* **WHAT THE EXERCISE ASKS**
Repeat all the material exactly; pictures stay out of your copy.

-------- DATA SHOWN --------

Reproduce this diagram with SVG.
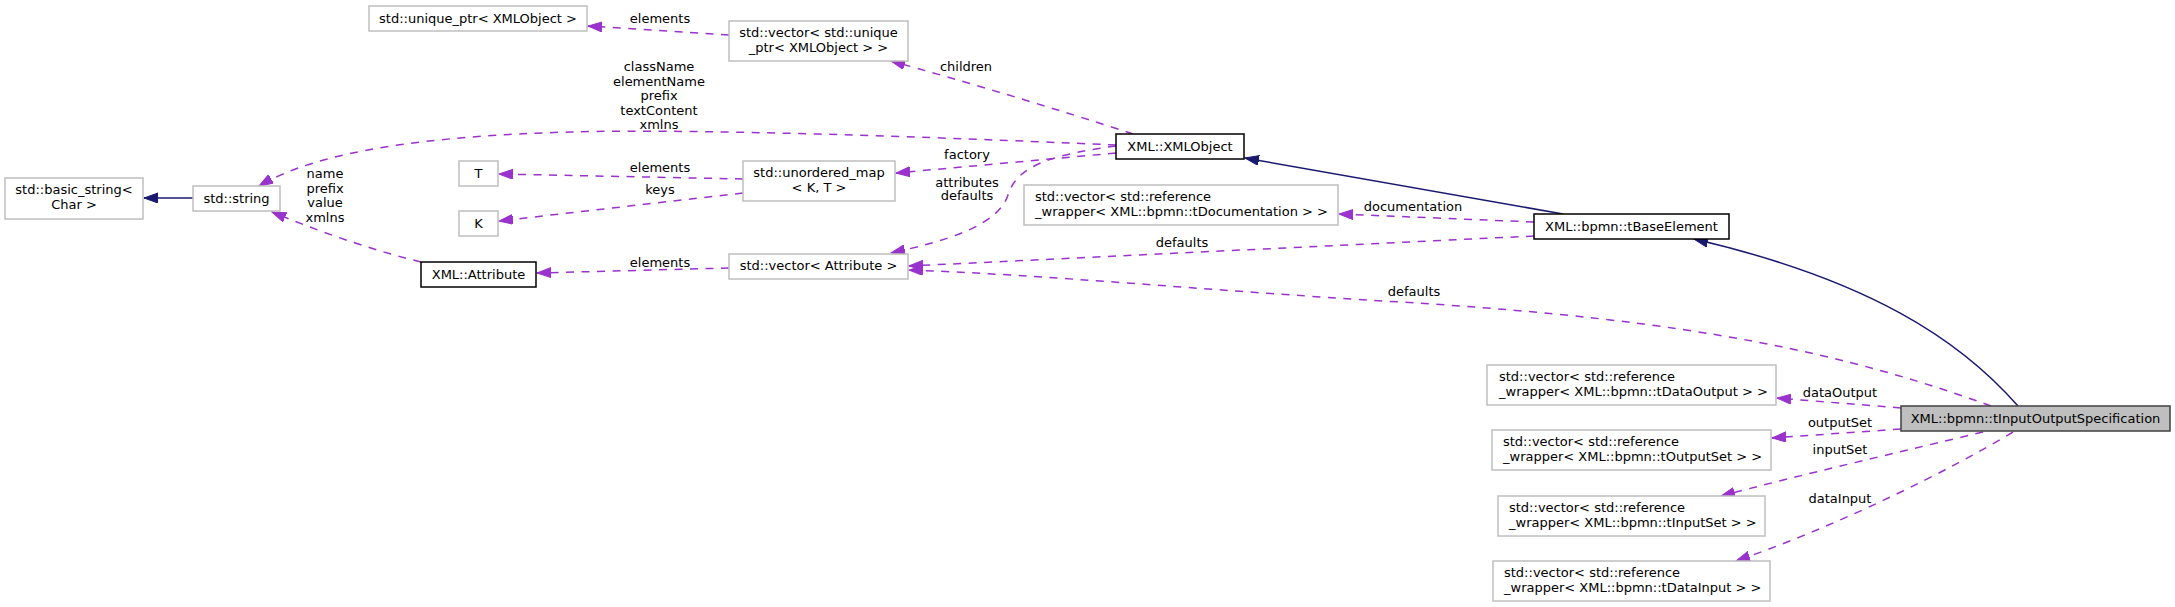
<svg xmlns="http://www.w3.org/2000/svg" width="2175" height="607" viewBox="0 0 2175 607">
<style>
text{font-family:"DejaVu Sans","Liberation Sans",sans-serif;font-size:13px;fill:#000}
.c{text-anchor:middle}
.ext{fill:#fff;stroke:#bfbfbf;stroke-width:1.5}
.doc{fill:#fff;stroke:#000;stroke-width:1.5}
.cur{fill:#bfbfbf;stroke:#404040;stroke-width:1.5}
.d{fill:none;stroke:#9a32cd;stroke-width:1.5;stroke-dasharray:8,7.5;marker-end:url(#ap)}
.s{fill:none;stroke:#191970;stroke-width:1.5;marker-end:url(#an)}
</style>
<defs>
<marker id="ap" markerUnits="userSpaceOnUse" markerWidth="16" markerHeight="12" refX="14" refY="5" orient="auto"><path d="M0,0 L14,5 L0,10 z" fill="#9a32cd" stroke="#9a32cd"/></marker>
<marker id="an" markerUnits="userSpaceOnUse" markerWidth="16" markerHeight="12" refX="14" refY="5" orient="auto"><path d="M0,0 L14,5 L0,10 z" fill="#191970" stroke="#191970"/></marker>
</defs>
<rect width="2175" height="607" fill="#fff"/>
<g id="connectors">
<path class="d" d="M729,35 L588,26"/>
<path class="d" d="M1133,134 C1060,110 960,80 891,61"/>
<path class="d" d="M1116,145 C1000,140 720,128 570,132 C430,136 320,150 259,186"/>
<path class="d" d="M421,262 C380,252 330,236 272,212"/>
<path class="s" d="M193,198 L144,198"/>
<path class="d" d="M743,179 L499,174"/>
<path class="d" d="M743,193 L499,221"/>
<path class="d" d="M729,268 L537,273"/>
<path class="d" d="M1116,153 L896,173"/>
<path class="d" d="M1116,146 C1040,156 1016,170 1008,195 C998,225 950,240 891,253"/>
<path class="s" d="M1563,214 L1245,158"/>
<path class="d" d="M1534,222 L1339,214"/>
<path class="d" d="M1534,236 L909,266"/>
<path class="d" d="M1991,406 C1850,355 1700,320 1400,302 C1200,290 1050,275 909,270"/>
<path class="s" d="M2018,406 C1960,340 1870,280 1694,239"/>
<path class="d" d="M1901,408 L1777,398"/>
<path class="d" d="M1901,429 L1772,438"/>
<path class="d" d="M1983,432 C1900,452 1800,475 1721,496"/>
<path class="d" d="M2013,432 C1950,470 1840,525 1736,561"/>
</g>
<g id="edge-labels">
<text class="c" x="660" y="23">elements</text>
<text class="c" x="966" y="71">children</text>
<text class="c" x="659" y="71">className</text>
<text class="c" x="659" y="85.5">elementName</text>
<text class="c" x="659" y="100">prefix</text>
<text class="c" x="659" y="114.5">textContent</text>
<text class="c" x="659" y="129">xmlns</text>
<text class="c" x="325" y="178">name</text>
<text class="c" x="325" y="193">prefix</text>
<text class="c" x="325" y="207">value</text>
<text class="c" x="325" y="222">xmlns</text>
<text class="c" x="660" y="172">elements</text>
<text class="c" x="660" y="194">keys</text>
<text class="c" x="660" y="267">elements</text>
<text class="c" x="967" y="159">factory</text>
<text class="c" x="967" y="187">attributes</text>
<text class="c" x="967" y="200">defaults</text>
<text class="c" x="1413" y="211">documentation</text>
<text class="c" x="1182" y="247">defaults</text>
<text class="c" x="1414" y="296">defaults</text>
<text class="c" x="1840" y="397">dataOutput</text>
<text class="c" x="1840" y="427">outputSet</text>
<text class="c" x="1840" y="454">inputSet</text>
<text class="c" x="1840" y="503">dataInput</text>
</g>
<g id="n-unique_ptr"><rect class="ext" x="369" y="6" width="218" height="25"/><text class="c" x="478" y="22.5">std::unique_ptr&lt; XMLObject &gt;</text></g>
<g id="n-vector-unique_ptr"><rect class="ext" x="729" y="21" width="179" height="40"/><text class="c" x="818.5" y="37">std::vector&lt; std::unique</text><text class="c" x="818.5" y="52">_ptr&lt; XMLObject &gt; &gt;</text></g>
<g id="n-basic_string"><rect class="ext" x="5" y="178" width="138" height="41"/><text class="c" x="74" y="194">std::basic_string&lt;</text><text class="c" x="74" y="209">Char &gt;</text></g>
<g id="n-string"><rect class="ext" x="193" y="186" width="87" height="25"/><text class="c" x="236.5" y="202.5">std::string</text></g>
<g id="n-T"><rect class="ext" x="459" y="161" width="39" height="25"/><text class="c" x="478.5" y="177.5">T</text></g>
<g id="n-K"><rect class="ext" x="459" y="211" width="39" height="25"/><text class="c" x="478.5" y="227.5">K</text></g>
<g id="n-Attribute"><rect class="doc" x="421" y="262" width="115" height="25"/><text class="c" x="478.5" y="278.5">XML::Attribute</text></g>
<g id="n-unordered_map"><rect class="ext" x="743" y="161" width="152" height="40"/><text class="c" x="819" y="177">std::unordered_map</text><text class="c" x="819" y="192">&lt; K, T &gt;</text></g>
<g id="n-XMLObject"><rect class="doc" x="1116" y="134" width="128" height="25"/><text class="c" x="1180" y="150.5">XML::XMLObject</text></g>
<g id="n-tDocumentation"><rect class="ext" x="1024" y="185" width="314" height="40"/><text x="1035" y="201">std::vector&lt; std::reference</text><text x="1035" y="216">_wrapper&lt; XML::bpmn::tDocumentation &gt; &gt;</text></g>
<g id="n-vector-Attribute"><rect class="ext" x="729" y="254" width="179" height="25"/><text class="c" x="818.5" y="270">std::vector&lt; Attribute &gt;</text></g>
<g id="n-tBaseElement"><rect class="doc" x="1534" y="214" width="195" height="25"/><text class="c" x="1631.5" y="230.5">XML::bpmn::tBaseElement</text></g>
<g id="n-tInputOutputSpecification"><rect class="cur" x="1901" y="406" width="269" height="25"/><text class="c" x="2035.5" y="422.5">XML::bpmn::tInputOutputSpecification</text></g>
<g id="n-tDataOutput"><rect class="ext" x="1487" y="365" width="289" height="40"/><text x="1499" y="381">std::vector&lt; std::reference</text><text x="1499" y="396">_wrapper&lt; XML::bpmn::tDataOutput &gt; &gt;</text></g>
<g id="n-tOutputSet"><rect class="ext" x="1492" y="430" width="279" height="40"/><text x="1503" y="446">std::vector&lt; std::reference</text><text x="1503" y="461">_wrapper&lt; XML::bpmn::tOutputSet &gt; &gt;</text></g>
<g id="n-tInputSet"><rect class="ext" x="1498" y="496" width="267" height="40"/><text x="1509" y="512">std::vector&lt; std::reference</text><text x="1509" y="527">_wrapper&lt; XML::bpmn::tInputSet &gt; &gt;</text></g>
<g id="n-tDataInput"><rect class="ext" x="1493" y="561" width="277" height="40"/><text x="1504" y="577">std::vector&lt; std::reference</text><text x="1504" y="592">_wrapper&lt; XML::bpmn::tDataInput &gt; &gt;</text></g>
</svg>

--------

* **COMPLETE RESPONSE**
Reproduce this diagram with SVG.
<svg xmlns="http://www.w3.org/2000/svg" width="2175" height="607" viewBox="0 0 2175 607">
<style>
text{font-family:"DejaVu Sans","Liberation Sans",sans-serif;font-size:13px;fill:#000}
.c{text-anchor:middle}
.ext{fill:#fff;stroke:#bfbfbf;stroke-width:1.5}
.doc{fill:#fff;stroke:#000;stroke-width:1.5}
.cur{fill:#bfbfbf;stroke:#404040;stroke-width:1.5}
.d{fill:none;stroke:#9a32cd;stroke-width:1.5;stroke-dasharray:8,7.5;marker-end:url(#ap)}
.s{fill:none;stroke:#191970;stroke-width:1.5;marker-end:url(#an)}
</style>
<defs>
<marker id="ap" markerUnits="userSpaceOnUse" markerWidth="16" markerHeight="12" refX="14" refY="5" orient="auto"><path d="M0,0 L14,5 L0,10 z" fill="#9a32cd" stroke="#9a32cd"/></marker>
<marker id="an" markerUnits="userSpaceOnUse" markerWidth="16" markerHeight="12" refX="14" refY="5" orient="auto"><path d="M0,0 L14,5 L0,10 z" fill="#191970" stroke="#191970"/></marker>
</defs>
<rect width="2175" height="607" fill="#fff"/>
<g id="connectors">
<path class="d" d="M729,35 L588,26"/>
<path class="d" d="M1133,134 C1060,110 960,80 891,61"/>
<path class="d" d="M1116,145 C1000,140 720,128 570,132 C430,136 320,150 259,186"/>
<path class="d" d="M421,262 C380,252 330,236 272,212"/>
<path class="s" d="M193,198 L144,198"/>
<path class="d" d="M743,179 L499,174"/>
<path class="d" d="M743,193 L499,221"/>
<path class="d" d="M729,268 L537,273"/>
<path class="d" d="M1116,153 L896,173"/>
<path class="d" d="M1116,146 C1040,156 1016,170 1008,195 C998,225 950,240 891,253"/>
<path class="s" d="M1563,214 L1245,158"/>
<path class="d" d="M1534,222 L1339,214"/>
<path class="d" d="M1534,236 L909,266"/>
<path class="d" d="M1991,406 C1850,355 1700,320 1400,302 C1200,290 1050,275 909,270"/>
<path class="s" d="M2018,406 C1960,340 1870,280 1694,239"/>
<path class="d" d="M1901,408 L1777,398"/>
<path class="d" d="M1901,429 L1772,438"/>
<path class="d" d="M1983,432 C1900,452 1800,475 1721,496"/>
<path class="d" d="M2013,432 C1950,470 1840,525 1736,561"/>
</g>
<g id="edge-labels">
<text class="c" x="660" y="23">elements</text>
<text class="c" x="966" y="71">children</text>
<text class="c" x="659" y="71">className</text>
<text class="c" x="659" y="85.5">elementName</text>
<text class="c" x="659" y="100">prefix</text>
<text class="c" x="659" y="114.5">textContent</text>
<text class="c" x="659" y="129">xmlns</text>
<text class="c" x="325" y="178">name</text>
<text class="c" x="325" y="193">prefix</text>
<text class="c" x="325" y="207">value</text>
<text class="c" x="325" y="222">xmlns</text>
<text class="c" x="660" y="172">elements</text>
<text class="c" x="660" y="194">keys</text>
<text class="c" x="660" y="267">elements</text>
<text class="c" x="967" y="159">factory</text>
<text class="c" x="967" y="187">attributes</text>
<text class="c" x="967" y="200">defaults</text>
<text class="c" x="1413" y="211">documentation</text>
<text class="c" x="1182" y="247">defaults</text>
<text class="c" x="1414" y="296">defaults</text>
<text class="c" x="1840" y="397">dataOutput</text>
<text class="c" x="1840" y="427">outputSet</text>
<text class="c" x="1840" y="454">inputSet</text>
<text class="c" x="1840" y="503">dataInput</text>
</g>
<g id="n-unique_ptr"><rect class="ext" x="369" y="6" width="218" height="25"/><text class="c" x="478" y="22.5">std::unique_ptr&lt; XMLObject &gt;</text></g>
<g id="n-vector-unique_ptr"><rect class="ext" x="729" y="21" width="179" height="40"/><text class="c" x="818.5" y="37">std::vector&lt; std::unique</text><text class="c" x="818.5" y="52">_ptr&lt; XMLObject &gt; &gt;</text></g>
<g id="n-basic_string"><rect class="ext" x="5" y="178" width="138" height="41"/><text class="c" x="74" y="194">std::basic_string&lt;</text><text class="c" x="74" y="209">Char &gt;</text></g>
<g id="n-string"><rect class="ext" x="193" y="186" width="87" height="25"/><text class="c" x="236.5" y="202.5">std::string</text></g>
<g id="n-T"><rect class="ext" x="459" y="161" width="39" height="25"/><text class="c" x="478.5" y="177.5">T</text></g>
<g id="n-K"><rect class="ext" x="459" y="211" width="39" height="25"/><text class="c" x="478.5" y="227.5">K</text></g>
<g id="n-Attribute"><rect class="doc" x="421" y="262" width="115" height="25"/><text class="c" x="478.5" y="278.5">XML::Attribute</text></g>
<g id="n-unordered_map"><rect class="ext" x="743" y="161" width="152" height="40"/><text class="c" x="819" y="177">std::unordered_map</text><text class="c" x="819" y="192">&lt; K, T &gt;</text></g>
<g id="n-XMLObject"><rect class="doc" x="1116" y="134" width="128" height="25"/><text class="c" x="1180" y="150.5">XML::XMLObject</text></g>
<g id="n-tDocumentation"><rect class="ext" x="1024" y="185" width="314" height="40"/><text x="1035" y="201">std::vector&lt; std::reference</text><text x="1035" y="216">_wrapper&lt; XML::bpmn::tDocumentation &gt; &gt;</text></g>
<g id="n-vector-Attribute"><rect class="ext" x="729" y="254" width="179" height="25"/><text class="c" x="818.5" y="270">std::vector&lt; Attribute &gt;</text></g>
<g id="n-tBaseElement"><rect class="doc" x="1534" y="214" width="195" height="25"/><text class="c" x="1631.5" y="230.5">XML::bpmn::tBaseElement</text></g>
<g id="n-tInputOutputSpecification"><rect class="cur" x="1901" y="406" width="269" height="25"/><text class="c" x="2035.5" y="422.5">XML::bpmn::tInputOutputSpecification</text></g>
<g id="n-tDataOutput"><rect class="ext" x="1487" y="365" width="289" height="40"/><text x="1499" y="381">std::vector&lt; std::reference</text><text x="1499" y="396">_wrapper&lt; XML::bpmn::tDataOutput &gt; &gt;</text></g>
<g id="n-tOutputSet"><rect class="ext" x="1492" y="430" width="279" height="40"/><text x="1503" y="446">std::vector&lt; std::reference</text><text x="1503" y="461">_wrapper&lt; XML::bpmn::tOutputSet &gt; &gt;</text></g>
<g id="n-tInputSet"><rect class="ext" x="1498" y="496" width="267" height="40"/><text x="1509" y="512">std::vector&lt; std::reference</text><text x="1509" y="527">_wrapper&lt; XML::bpmn::tInputSet &gt; &gt;</text></g>
<g id="n-tDataInput"><rect class="ext" x="1493" y="561" width="277" height="40"/><text x="1504" y="577">std::vector&lt; std::reference</text><text x="1504" y="592">_wrapper&lt; XML::bpmn::tDataInput &gt; &gt;</text></g>
</svg>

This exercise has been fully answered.